▸ **SUPPLIED DATA**
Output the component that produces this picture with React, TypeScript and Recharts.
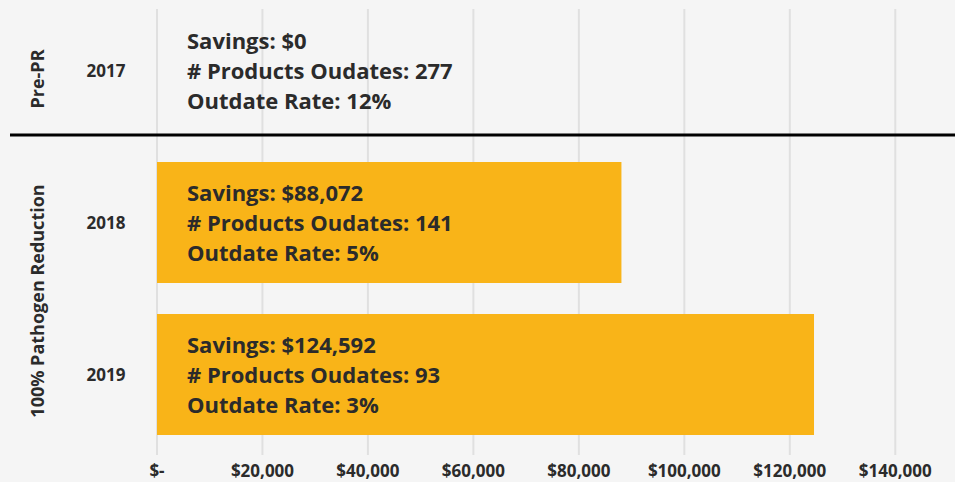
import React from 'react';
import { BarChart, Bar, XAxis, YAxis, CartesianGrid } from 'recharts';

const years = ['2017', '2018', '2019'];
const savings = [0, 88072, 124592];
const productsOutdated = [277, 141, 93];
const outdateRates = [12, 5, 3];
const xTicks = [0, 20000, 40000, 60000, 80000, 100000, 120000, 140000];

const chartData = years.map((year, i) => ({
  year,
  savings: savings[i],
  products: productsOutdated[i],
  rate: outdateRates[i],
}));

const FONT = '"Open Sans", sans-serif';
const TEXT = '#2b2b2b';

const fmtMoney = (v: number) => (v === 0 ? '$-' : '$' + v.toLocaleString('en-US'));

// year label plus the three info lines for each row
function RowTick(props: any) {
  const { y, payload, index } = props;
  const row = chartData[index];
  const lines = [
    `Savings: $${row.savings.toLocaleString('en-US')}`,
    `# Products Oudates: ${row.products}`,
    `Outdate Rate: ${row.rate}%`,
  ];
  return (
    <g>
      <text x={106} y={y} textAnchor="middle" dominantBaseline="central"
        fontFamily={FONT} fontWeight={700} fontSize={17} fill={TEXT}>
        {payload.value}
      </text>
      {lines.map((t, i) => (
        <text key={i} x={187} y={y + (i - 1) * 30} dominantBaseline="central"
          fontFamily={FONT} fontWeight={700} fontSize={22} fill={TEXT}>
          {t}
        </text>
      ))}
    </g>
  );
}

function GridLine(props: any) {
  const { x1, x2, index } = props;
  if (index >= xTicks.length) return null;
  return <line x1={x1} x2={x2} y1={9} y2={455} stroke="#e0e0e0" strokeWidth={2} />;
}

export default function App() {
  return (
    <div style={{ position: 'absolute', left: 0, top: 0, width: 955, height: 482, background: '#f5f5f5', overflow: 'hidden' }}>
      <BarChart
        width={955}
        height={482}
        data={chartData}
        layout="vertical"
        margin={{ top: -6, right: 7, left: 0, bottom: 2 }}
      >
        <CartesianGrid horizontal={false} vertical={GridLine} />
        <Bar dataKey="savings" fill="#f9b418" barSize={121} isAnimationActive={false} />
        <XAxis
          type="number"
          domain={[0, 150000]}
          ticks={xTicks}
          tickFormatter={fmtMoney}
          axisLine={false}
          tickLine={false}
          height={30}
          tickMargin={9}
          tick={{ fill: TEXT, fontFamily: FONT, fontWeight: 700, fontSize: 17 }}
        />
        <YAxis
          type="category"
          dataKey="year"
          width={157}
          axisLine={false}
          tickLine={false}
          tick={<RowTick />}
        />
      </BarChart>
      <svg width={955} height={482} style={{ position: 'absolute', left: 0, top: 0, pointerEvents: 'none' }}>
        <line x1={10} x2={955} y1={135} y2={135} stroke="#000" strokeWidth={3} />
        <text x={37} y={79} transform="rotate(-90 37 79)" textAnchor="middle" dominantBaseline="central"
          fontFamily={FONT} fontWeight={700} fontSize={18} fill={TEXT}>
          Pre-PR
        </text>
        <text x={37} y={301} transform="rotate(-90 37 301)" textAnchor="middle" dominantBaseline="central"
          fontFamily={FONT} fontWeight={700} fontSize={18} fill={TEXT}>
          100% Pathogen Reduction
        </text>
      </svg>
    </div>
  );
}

▸ **WHAT TO PRODUCE**
Word for word, quote the lines above. Omit the pictures.

▸ **FULL SOLUTION**
Output the component that produces this picture with React, TypeScript and Recharts.
import React from 'react';
import { BarChart, Bar, XAxis, YAxis, CartesianGrid } from 'recharts';

const years = ['2017', '2018', '2019'];
const savings = [0, 88072, 124592];
const productsOutdated = [277, 141, 93];
const outdateRates = [12, 5, 3];
const xTicks = [0, 20000, 40000, 60000, 80000, 100000, 120000, 140000];

const chartData = years.map((year, i) => ({
  year,
  savings: savings[i],
  products: productsOutdated[i],
  rate: outdateRates[i],
}));

const FONT = '"Open Sans", sans-serif';
const TEXT = '#2b2b2b';

const fmtMoney = (v: number) => (v === 0 ? '$-' : '$' + v.toLocaleString('en-US'));

// year label plus the three info lines for each row
function RowTick(props: any) {
  const { y, payload, index } = props;
  const row = chartData[index];
  const lines = [
    `Savings: $${row.savings.toLocaleString('en-US')}`,
    `# Products Oudates: ${row.products}`,
    `Outdate Rate: ${row.rate}%`,
  ];
  return (
    <g>
      <text x={106} y={y} textAnchor="middle" dominantBaseline="central"
        fontFamily={FONT} fontWeight={700} fontSize={17} fill={TEXT}>
        {payload.value}
      </text>
      {lines.map((t, i) => (
        <text key={i} x={187} y={y + (i - 1) * 30} dominantBaseline="central"
          fontFamily={FONT} fontWeight={700} fontSize={22} fill={TEXT}>
          {t}
        </text>
      ))}
    </g>
  );
}

function GridLine(props: any) {
  const { x1, x2, index } = props;
  if (index >= xTicks.length) return null;
  return <line x1={x1} x2={x2} y1={9} y2={455} stroke="#e0e0e0" strokeWidth={2} />;
}

export default function App() {
  return (
    <div style={{ position: 'absolute', left: 0, top: 0, width: 955, height: 482, background: '#f5f5f5', overflow: 'hidden' }}>
      <BarChart
        width={955}
        height={482}
        data={chartData}
        layout="vertical"
        margin={{ top: -6, right: 7, left: 0, bottom: 2 }}
      >
        <CartesianGrid horizontal={false} vertical={GridLine} />
        <Bar dataKey="savings" fill="#f9b418" barSize={121} isAnimationActive={false} />
        <XAxis
          type="number"
          domain={[0, 150000]}
          ticks={xTicks}
          tickFormatter={fmtMoney}
          axisLine={false}
          tickLine={false}
          height={30}
          tickMargin={9}
          tick={{ fill: TEXT, fontFamily: FONT, fontWeight: 700, fontSize: 17 }}
        />
        <YAxis
          type="category"
          dataKey="year"
          width={157}
          axisLine={false}
          tickLine={false}
          tick={<RowTick />}
        />
      </BarChart>
      <svg width={955} height={482} style={{ position: 'absolute', left: 0, top: 0, pointerEvents: 'none' }}>
        <line x1={10} x2={955} y1={135} y2={135} stroke="#000" strokeWidth={3} />
        <text x={37} y={79} transform="rotate(-90 37 79)" textAnchor="middle" dominantBaseline="central"
          fontFamily={FONT} fontWeight={700} fontSize={18} fill={TEXT}>
          Pre-PR
        </text>
        <text x={37} y={301} transform="rotate(-90 37 301)" textAnchor="middle" dominantBaseline="central"
          fontFamily={FONT} fontWeight={700} fontSize={18} fill={TEXT}>
          100% Pathogen Reduction
        </text>
      </svg>
    </div>
  );
}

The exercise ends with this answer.